Весьма непросто и самим исследователям: на какие критерии опираться, говоря о поэтических школах, и насколько правомерно называть то или иное объединение школой вслед за авторами, которые так себя самоидентифицировали? Достаточно ли их высказываний и манифестов или же нужно искать какие-то иные, более весомые доказательства? «Место жительства литераторов, их гражданство, национальная и языковая идентичность — все эти обстоятельства […] далеко не всегда понятным для исследователей образом воплощаются и преломляются в его сочинениях. Как оказалось, совсем не просто выяснить, какой из этих факторов становился определяющим для писателя», — отмечает Алексей Тумольский [2].
Впрочем, это далеко не единственная трудность в описании cтоль сложного и неоднородного явления, которым является новейшая русская поэзия.
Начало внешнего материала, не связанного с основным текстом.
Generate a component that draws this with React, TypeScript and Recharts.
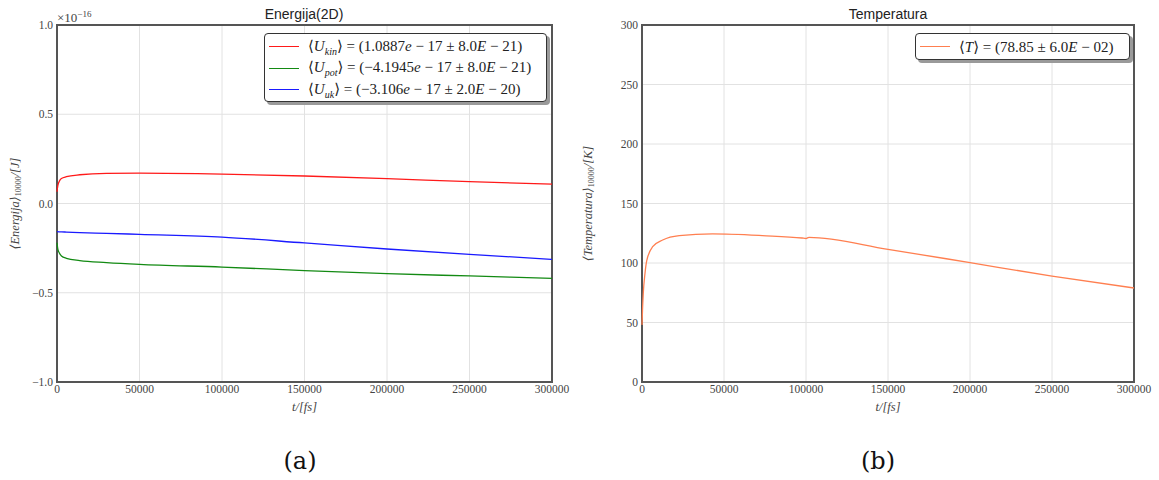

Между тем, если отбросить скепсис и отвлечься от терминологического многообразия, вряд ли кто-то станет спорить с тем, что на протяжении нескольких десятилетий мы наблюдаем невероятный всплеск научного внимания именно к региональным поэтическим объединениям. Нельзя не отметить, что и этот обширный и открываемый заново материал дробится на более мелкие и неизвестные части: и если те же ферганская или южнорусская поэтическая школа уже достаточно прочно укоренились в пространстве русской словесности, то другие, так называемые маргинальные поэтические объединения и сейчас находятся на обочине читательского и исследовательского внимания. К ним, в частности, относится львовская поэтическая школа — самобытное явление, возникшее в 1970–1980-е гг. на стыке разнообразных традиций, синтезируемых авторами в своём творчестве. Мы остановимся на четырёх фигурах, входящих в эту коалицию: Сергее Дмитровском, Гоше (Игоре) Буренине, Леониде Швеце и Артуре Волошине. Отметим, что к львовской поэтической школе был также близок петербургский поэт Александр Богачёв, однако его творческое наследие, к сожалению, утеряно (остались лишь эпиграфы и бытующие устно строки), поэтому относить его к указанному объединению не вполне справедливо.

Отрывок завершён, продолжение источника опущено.